DATA SEGMENT =>
----------------

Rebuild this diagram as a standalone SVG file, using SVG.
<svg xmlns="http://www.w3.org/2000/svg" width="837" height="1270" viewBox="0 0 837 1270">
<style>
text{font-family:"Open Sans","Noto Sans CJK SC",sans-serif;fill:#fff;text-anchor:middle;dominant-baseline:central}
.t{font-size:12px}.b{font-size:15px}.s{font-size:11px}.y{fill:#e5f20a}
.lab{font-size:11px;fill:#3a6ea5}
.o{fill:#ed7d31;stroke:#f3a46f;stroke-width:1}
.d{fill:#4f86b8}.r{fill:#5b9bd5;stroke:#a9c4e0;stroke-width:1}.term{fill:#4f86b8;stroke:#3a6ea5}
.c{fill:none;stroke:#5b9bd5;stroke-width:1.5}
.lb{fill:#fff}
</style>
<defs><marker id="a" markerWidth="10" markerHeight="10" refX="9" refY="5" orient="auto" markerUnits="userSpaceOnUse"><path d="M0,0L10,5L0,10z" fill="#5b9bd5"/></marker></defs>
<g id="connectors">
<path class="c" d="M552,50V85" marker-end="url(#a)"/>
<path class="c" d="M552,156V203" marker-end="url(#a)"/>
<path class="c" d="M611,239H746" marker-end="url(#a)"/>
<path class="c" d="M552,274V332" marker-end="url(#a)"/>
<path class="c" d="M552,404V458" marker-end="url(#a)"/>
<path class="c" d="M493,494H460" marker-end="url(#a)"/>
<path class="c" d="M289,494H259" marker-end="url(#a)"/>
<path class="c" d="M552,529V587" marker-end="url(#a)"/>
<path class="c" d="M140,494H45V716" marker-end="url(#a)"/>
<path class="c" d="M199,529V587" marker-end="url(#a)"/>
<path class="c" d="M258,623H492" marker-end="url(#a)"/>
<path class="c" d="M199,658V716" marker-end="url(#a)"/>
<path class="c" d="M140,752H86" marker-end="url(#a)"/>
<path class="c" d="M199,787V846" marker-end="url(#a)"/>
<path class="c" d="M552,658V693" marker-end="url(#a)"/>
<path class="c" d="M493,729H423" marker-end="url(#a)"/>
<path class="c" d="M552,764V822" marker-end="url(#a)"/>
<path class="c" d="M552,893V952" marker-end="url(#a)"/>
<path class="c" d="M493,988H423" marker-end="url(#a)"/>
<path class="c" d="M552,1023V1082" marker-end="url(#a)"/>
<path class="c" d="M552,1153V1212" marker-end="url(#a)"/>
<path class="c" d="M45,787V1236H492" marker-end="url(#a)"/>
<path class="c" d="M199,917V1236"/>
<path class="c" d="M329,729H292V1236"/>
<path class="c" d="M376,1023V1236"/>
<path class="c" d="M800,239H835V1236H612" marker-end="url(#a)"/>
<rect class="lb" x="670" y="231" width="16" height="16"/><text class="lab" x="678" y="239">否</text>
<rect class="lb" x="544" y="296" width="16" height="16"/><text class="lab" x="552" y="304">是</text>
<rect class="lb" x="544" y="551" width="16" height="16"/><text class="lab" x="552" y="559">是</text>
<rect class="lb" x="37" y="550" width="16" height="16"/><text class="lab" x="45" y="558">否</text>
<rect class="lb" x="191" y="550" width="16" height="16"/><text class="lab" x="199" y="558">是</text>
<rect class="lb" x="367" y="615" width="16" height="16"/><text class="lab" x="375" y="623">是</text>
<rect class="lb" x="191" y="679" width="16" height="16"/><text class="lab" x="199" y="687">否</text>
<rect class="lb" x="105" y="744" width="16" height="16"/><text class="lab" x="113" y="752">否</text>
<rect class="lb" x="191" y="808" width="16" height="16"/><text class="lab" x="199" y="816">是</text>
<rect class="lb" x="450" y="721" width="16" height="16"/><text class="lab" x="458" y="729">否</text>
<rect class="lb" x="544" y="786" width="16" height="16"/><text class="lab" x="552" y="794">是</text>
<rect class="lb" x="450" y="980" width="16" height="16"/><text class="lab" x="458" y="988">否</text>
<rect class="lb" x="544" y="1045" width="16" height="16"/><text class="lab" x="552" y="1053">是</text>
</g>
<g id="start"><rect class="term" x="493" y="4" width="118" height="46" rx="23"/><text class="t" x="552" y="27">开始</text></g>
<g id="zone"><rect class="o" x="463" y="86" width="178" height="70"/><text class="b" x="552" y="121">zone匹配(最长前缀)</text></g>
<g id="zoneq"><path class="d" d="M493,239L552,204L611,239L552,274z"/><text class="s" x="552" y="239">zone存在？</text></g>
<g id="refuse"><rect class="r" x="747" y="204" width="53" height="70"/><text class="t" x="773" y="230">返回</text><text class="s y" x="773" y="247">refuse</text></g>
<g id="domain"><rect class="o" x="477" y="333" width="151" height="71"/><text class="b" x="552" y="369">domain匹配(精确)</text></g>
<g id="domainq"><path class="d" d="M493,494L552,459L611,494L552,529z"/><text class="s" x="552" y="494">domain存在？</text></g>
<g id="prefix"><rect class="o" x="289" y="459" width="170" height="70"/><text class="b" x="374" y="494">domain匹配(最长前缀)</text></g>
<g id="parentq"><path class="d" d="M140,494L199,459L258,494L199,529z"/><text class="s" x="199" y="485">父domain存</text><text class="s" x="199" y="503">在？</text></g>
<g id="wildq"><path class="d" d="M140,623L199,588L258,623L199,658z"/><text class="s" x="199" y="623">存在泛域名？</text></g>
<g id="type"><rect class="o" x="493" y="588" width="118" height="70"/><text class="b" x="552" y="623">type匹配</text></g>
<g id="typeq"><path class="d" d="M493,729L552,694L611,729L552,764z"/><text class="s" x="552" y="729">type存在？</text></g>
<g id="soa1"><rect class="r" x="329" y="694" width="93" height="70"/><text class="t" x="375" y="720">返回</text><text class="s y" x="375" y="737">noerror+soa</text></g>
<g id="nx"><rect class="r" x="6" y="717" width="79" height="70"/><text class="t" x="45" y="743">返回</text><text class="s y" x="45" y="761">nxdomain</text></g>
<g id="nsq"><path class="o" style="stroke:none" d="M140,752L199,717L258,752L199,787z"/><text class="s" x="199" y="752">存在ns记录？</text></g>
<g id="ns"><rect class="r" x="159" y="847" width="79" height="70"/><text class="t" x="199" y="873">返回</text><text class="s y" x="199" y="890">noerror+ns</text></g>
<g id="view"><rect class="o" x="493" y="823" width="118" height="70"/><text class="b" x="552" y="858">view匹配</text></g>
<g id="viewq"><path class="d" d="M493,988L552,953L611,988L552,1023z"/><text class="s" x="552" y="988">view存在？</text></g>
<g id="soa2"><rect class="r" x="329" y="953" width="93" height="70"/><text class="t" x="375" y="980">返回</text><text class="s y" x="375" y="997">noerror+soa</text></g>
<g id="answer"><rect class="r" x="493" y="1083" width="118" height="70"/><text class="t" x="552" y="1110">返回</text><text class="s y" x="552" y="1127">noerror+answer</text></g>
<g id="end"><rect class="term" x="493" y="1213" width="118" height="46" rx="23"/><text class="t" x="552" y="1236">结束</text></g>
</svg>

----------------

EXERCISE DETAILS => Repeat the whole listing exactly, keeping every line intact.

SOLUTION FOR THIS TASK =>
Rebuild this diagram as a standalone SVG file, using SVG.
<svg xmlns="http://www.w3.org/2000/svg" width="837" height="1270" viewBox="0 0 837 1270">
<style>
text{font-family:"Open Sans","Noto Sans CJK SC",sans-serif;fill:#fff;text-anchor:middle;dominant-baseline:central}
.t{font-size:12px}.b{font-size:15px}.s{font-size:11px}.y{fill:#e5f20a}
.lab{font-size:11px;fill:#3a6ea5}
.o{fill:#ed7d31;stroke:#f3a46f;stroke-width:1}
.d{fill:#4f86b8}.r{fill:#5b9bd5;stroke:#a9c4e0;stroke-width:1}.term{fill:#4f86b8;stroke:#3a6ea5}
.c{fill:none;stroke:#5b9bd5;stroke-width:1.5}
.lb{fill:#fff}
</style>
<defs><marker id="a" markerWidth="10" markerHeight="10" refX="9" refY="5" orient="auto" markerUnits="userSpaceOnUse"><path d="M0,0L10,5L0,10z" fill="#5b9bd5"/></marker></defs>
<g id="connectors">
<path class="c" d="M552,50V85" marker-end="url(#a)"/>
<path class="c" d="M552,156V203" marker-end="url(#a)"/>
<path class="c" d="M611,239H746" marker-end="url(#a)"/>
<path class="c" d="M552,274V332" marker-end="url(#a)"/>
<path class="c" d="M552,404V458" marker-end="url(#a)"/>
<path class="c" d="M493,494H460" marker-end="url(#a)"/>
<path class="c" d="M289,494H259" marker-end="url(#a)"/>
<path class="c" d="M552,529V587" marker-end="url(#a)"/>
<path class="c" d="M140,494H45V716" marker-end="url(#a)"/>
<path class="c" d="M199,529V587" marker-end="url(#a)"/>
<path class="c" d="M258,623H492" marker-end="url(#a)"/>
<path class="c" d="M199,658V716" marker-end="url(#a)"/>
<path class="c" d="M140,752H86" marker-end="url(#a)"/>
<path class="c" d="M199,787V846" marker-end="url(#a)"/>
<path class="c" d="M552,658V693" marker-end="url(#a)"/>
<path class="c" d="M493,729H423" marker-end="url(#a)"/>
<path class="c" d="M552,764V822" marker-end="url(#a)"/>
<path class="c" d="M552,893V952" marker-end="url(#a)"/>
<path class="c" d="M493,988H423" marker-end="url(#a)"/>
<path class="c" d="M552,1023V1082" marker-end="url(#a)"/>
<path class="c" d="M552,1153V1212" marker-end="url(#a)"/>
<path class="c" d="M45,787V1236H492" marker-end="url(#a)"/>
<path class="c" d="M199,917V1236"/>
<path class="c" d="M329,729H292V1236"/>
<path class="c" d="M376,1023V1236"/>
<path class="c" d="M800,239H835V1236H612" marker-end="url(#a)"/>
<rect class="lb" x="670" y="231" width="16" height="16"/><text class="lab" x="678" y="239">否</text>
<rect class="lb" x="544" y="296" width="16" height="16"/><text class="lab" x="552" y="304">是</text>
<rect class="lb" x="544" y="551" width="16" height="16"/><text class="lab" x="552" y="559">是</text>
<rect class="lb" x="37" y="550" width="16" height="16"/><text class="lab" x="45" y="558">否</text>
<rect class="lb" x="191" y="550" width="16" height="16"/><text class="lab" x="199" y="558">是</text>
<rect class="lb" x="367" y="615" width="16" height="16"/><text class="lab" x="375" y="623">是</text>
<rect class="lb" x="191" y="679" width="16" height="16"/><text class="lab" x="199" y="687">否</text>
<rect class="lb" x="105" y="744" width="16" height="16"/><text class="lab" x="113" y="752">否</text>
<rect class="lb" x="191" y="808" width="16" height="16"/><text class="lab" x="199" y="816">是</text>
<rect class="lb" x="450" y="721" width="16" height="16"/><text class="lab" x="458" y="729">否</text>
<rect class="lb" x="544" y="786" width="16" height="16"/><text class="lab" x="552" y="794">是</text>
<rect class="lb" x="450" y="980" width="16" height="16"/><text class="lab" x="458" y="988">否</text>
<rect class="lb" x="544" y="1045" width="16" height="16"/><text class="lab" x="552" y="1053">是</text>
</g>
<g id="start"><rect class="term" x="493" y="4" width="118" height="46" rx="23"/><text class="t" x="552" y="27">开始</text></g>
<g id="zone"><rect class="o" x="463" y="86" width="178" height="70"/><text class="b" x="552" y="121">zone匹配(最长前缀)</text></g>
<g id="zoneq"><path class="d" d="M493,239L552,204L611,239L552,274z"/><text class="s" x="552" y="239">zone存在？</text></g>
<g id="refuse"><rect class="r" x="747" y="204" width="53" height="70"/><text class="t" x="773" y="230">返回</text><text class="s y" x="773" y="247">refuse</text></g>
<g id="domain"><rect class="o" x="477" y="333" width="151" height="71"/><text class="b" x="552" y="369">domain匹配(精确)</text></g>
<g id="domainq"><path class="d" d="M493,494L552,459L611,494L552,529z"/><text class="s" x="552" y="494">domain存在？</text></g>
<g id="prefix"><rect class="o" x="289" y="459" width="170" height="70"/><text class="b" x="374" y="494">domain匹配(最长前缀)</text></g>
<g id="parentq"><path class="d" d="M140,494L199,459L258,494L199,529z"/><text class="s" x="199" y="485">父domain存</text><text class="s" x="199" y="503">在？</text></g>
<g id="wildq"><path class="d" d="M140,623L199,588L258,623L199,658z"/><text class="s" x="199" y="623">存在泛域名？</text></g>
<g id="type"><rect class="o" x="493" y="588" width="118" height="70"/><text class="b" x="552" y="623">type匹配</text></g>
<g id="typeq"><path class="d" d="M493,729L552,694L611,729L552,764z"/><text class="s" x="552" y="729">type存在？</text></g>
<g id="soa1"><rect class="r" x="329" y="694" width="93" height="70"/><text class="t" x="375" y="720">返回</text><text class="s y" x="375" y="737">noerror+soa</text></g>
<g id="nx"><rect class="r" x="6" y="717" width="79" height="70"/><text class="t" x="45" y="743">返回</text><text class="s y" x="45" y="761">nxdomain</text></g>
<g id="nsq"><path class="o" style="stroke:none" d="M140,752L199,717L258,752L199,787z"/><text class="s" x="199" y="752">存在ns记录？</text></g>
<g id="ns"><rect class="r" x="159" y="847" width="79" height="70"/><text class="t" x="199" y="873">返回</text><text class="s y" x="199" y="890">noerror+ns</text></g>
<g id="view"><rect class="o" x="493" y="823" width="118" height="70"/><text class="b" x="552" y="858">view匹配</text></g>
<g id="viewq"><path class="d" d="M493,988L552,953L611,988L552,1023z"/><text class="s" x="552" y="988">view存在？</text></g>
<g id="soa2"><rect class="r" x="329" y="953" width="93" height="70"/><text class="t" x="375" y="980">返回</text><text class="s y" x="375" y="997">noerror+soa</text></g>
<g id="answer"><rect class="r" x="493" y="1083" width="118" height="70"/><text class="t" x="552" y="1110">返回</text><text class="s y" x="552" y="1127">noerror+answer</text></g>
<g id="end"><rect class="term" x="493" y="1213" width="118" height="46" rx="23"/><text class="t" x="552" y="1236">结束</text></g>
</svg>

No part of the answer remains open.